===== SUPPLIED INFORMATION

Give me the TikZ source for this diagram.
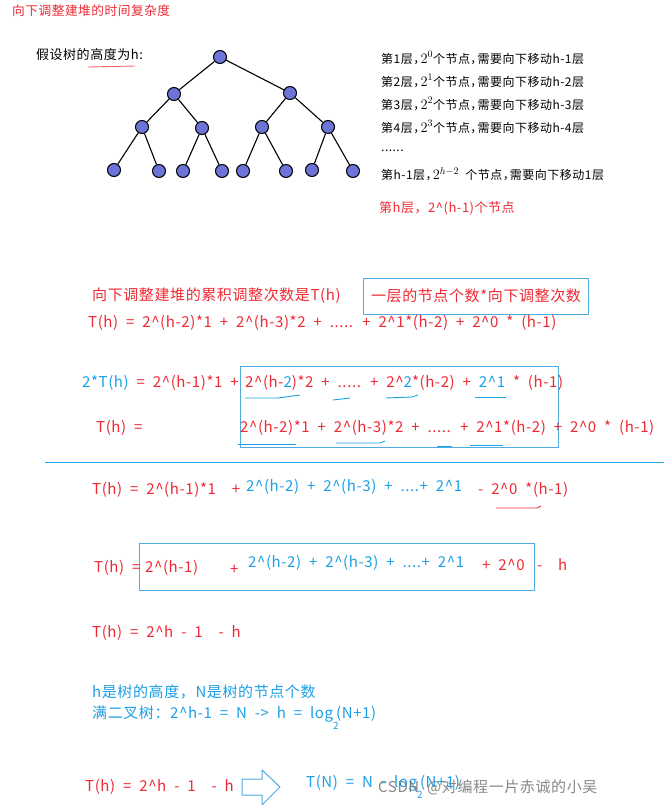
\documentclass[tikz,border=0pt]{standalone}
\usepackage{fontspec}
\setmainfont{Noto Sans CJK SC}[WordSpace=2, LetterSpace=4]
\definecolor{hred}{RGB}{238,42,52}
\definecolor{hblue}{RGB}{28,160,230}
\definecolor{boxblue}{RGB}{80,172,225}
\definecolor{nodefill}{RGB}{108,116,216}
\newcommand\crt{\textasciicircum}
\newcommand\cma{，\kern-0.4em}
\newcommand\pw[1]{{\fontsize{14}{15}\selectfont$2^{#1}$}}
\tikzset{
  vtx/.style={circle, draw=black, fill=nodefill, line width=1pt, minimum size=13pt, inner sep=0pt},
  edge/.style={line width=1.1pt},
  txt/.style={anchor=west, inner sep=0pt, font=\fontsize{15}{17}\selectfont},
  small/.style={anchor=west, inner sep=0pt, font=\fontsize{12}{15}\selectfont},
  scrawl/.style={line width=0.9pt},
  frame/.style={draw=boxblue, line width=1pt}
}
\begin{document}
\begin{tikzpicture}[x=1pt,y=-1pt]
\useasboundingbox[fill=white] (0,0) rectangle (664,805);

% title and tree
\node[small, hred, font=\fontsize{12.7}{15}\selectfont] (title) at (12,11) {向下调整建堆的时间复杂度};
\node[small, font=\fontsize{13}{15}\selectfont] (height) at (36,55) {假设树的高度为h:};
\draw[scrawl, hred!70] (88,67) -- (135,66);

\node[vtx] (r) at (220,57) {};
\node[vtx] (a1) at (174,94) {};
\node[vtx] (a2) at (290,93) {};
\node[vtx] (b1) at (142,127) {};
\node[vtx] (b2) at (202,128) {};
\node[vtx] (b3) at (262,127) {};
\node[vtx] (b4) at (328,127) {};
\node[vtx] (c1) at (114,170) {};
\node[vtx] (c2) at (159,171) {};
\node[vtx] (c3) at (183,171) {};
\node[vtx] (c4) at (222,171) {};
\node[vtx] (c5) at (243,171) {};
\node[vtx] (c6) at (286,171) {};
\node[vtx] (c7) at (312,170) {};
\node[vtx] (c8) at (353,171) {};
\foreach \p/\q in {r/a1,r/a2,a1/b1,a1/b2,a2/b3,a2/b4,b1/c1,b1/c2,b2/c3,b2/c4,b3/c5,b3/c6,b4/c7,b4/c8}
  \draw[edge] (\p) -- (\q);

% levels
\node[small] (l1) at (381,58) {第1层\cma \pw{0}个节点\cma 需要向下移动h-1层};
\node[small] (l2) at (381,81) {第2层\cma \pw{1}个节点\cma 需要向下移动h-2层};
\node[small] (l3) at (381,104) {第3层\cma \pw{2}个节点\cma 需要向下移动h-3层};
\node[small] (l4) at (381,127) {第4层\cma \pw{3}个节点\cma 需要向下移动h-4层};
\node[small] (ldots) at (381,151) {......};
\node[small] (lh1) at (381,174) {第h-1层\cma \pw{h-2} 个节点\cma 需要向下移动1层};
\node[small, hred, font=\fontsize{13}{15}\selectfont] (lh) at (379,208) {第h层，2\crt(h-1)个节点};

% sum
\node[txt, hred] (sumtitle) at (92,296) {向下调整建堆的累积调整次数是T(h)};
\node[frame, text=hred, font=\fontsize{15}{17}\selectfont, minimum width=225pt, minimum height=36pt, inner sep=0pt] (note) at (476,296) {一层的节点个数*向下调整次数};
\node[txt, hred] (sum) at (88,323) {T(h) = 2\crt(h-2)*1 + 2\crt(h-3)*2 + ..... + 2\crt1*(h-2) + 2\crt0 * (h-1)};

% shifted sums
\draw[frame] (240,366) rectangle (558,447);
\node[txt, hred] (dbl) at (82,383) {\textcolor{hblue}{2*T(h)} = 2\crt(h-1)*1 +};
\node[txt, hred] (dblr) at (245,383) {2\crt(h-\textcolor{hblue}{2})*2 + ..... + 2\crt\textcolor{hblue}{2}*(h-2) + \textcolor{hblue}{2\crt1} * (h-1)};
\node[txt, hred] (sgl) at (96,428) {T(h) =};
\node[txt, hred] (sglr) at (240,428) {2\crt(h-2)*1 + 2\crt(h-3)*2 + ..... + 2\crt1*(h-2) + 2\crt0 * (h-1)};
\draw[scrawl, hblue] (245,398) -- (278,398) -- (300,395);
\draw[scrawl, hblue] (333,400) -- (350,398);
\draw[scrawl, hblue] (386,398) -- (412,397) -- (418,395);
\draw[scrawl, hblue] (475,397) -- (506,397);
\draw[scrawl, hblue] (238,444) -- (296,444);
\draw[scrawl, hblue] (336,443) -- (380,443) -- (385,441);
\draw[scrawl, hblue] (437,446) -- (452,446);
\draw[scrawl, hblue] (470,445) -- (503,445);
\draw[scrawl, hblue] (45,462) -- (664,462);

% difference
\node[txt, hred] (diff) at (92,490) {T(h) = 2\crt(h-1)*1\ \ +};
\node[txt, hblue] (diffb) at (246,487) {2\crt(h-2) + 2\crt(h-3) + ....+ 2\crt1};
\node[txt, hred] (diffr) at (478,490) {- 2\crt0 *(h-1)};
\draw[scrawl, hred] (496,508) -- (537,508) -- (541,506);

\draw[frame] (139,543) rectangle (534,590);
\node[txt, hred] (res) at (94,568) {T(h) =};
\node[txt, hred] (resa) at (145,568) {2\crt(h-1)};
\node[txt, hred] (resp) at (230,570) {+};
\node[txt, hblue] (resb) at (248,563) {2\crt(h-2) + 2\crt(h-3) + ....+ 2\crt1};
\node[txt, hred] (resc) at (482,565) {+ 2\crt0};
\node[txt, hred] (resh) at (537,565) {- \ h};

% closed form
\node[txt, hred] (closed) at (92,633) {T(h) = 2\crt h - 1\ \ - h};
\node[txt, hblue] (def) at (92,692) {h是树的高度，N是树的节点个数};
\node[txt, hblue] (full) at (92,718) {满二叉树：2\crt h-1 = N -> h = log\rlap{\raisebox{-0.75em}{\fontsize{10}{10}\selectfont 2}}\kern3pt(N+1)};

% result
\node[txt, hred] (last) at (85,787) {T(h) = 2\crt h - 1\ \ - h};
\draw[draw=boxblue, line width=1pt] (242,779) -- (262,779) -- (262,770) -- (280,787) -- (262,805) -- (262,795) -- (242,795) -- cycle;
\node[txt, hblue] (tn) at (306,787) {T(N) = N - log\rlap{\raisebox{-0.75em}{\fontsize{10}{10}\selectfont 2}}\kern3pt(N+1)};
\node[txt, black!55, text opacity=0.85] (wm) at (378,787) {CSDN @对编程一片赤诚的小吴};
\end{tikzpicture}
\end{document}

==========

GOAL:
Copy nothing but the lines from the first one in the listing through the line with "(0,0) rectangle (664,805);", and omit the pictures.

SOLVED EXERCISE:
Give me the TikZ source for this diagram.
\documentclass[tikz,border=0pt]{standalone}
\usepackage{fontspec}
\setmainfont{Noto Sans CJK SC}[WordSpace=2, LetterSpace=4]
\definecolor{hred}{RGB}{238,42,52}
\definecolor{hblue}{RGB}{28,160,230}
\definecolor{boxblue}{RGB}{80,172,225}
\definecolor{nodefill}{RGB}{108,116,216}
\newcommand\crt{\textasciicircum}
\newcommand\cma{，\kern-0.4em}
\newcommand\pw[1]{{\fontsize{14}{15}\selectfont$2^{#1}$}}
\tikzset{
  vtx/.style={circle, draw=black, fill=nodefill, line width=1pt, minimum size=13pt, inner sep=0pt},
  edge/.style={line width=1.1pt},
  txt/.style={anchor=west, inner sep=0pt, font=\fontsize{15}{17}\selectfont},
  small/.style={anchor=west, inner sep=0pt, font=\fontsize{12}{15}\selectfont},
  scrawl/.style={line width=0.9pt},
  frame/.style={draw=boxblue, line width=1pt}
}
\begin{document}
\begin{tikzpicture}[x=1pt,y=-1pt]
\useasboundingbox[fill=white] (0,0) rectangle (664,805);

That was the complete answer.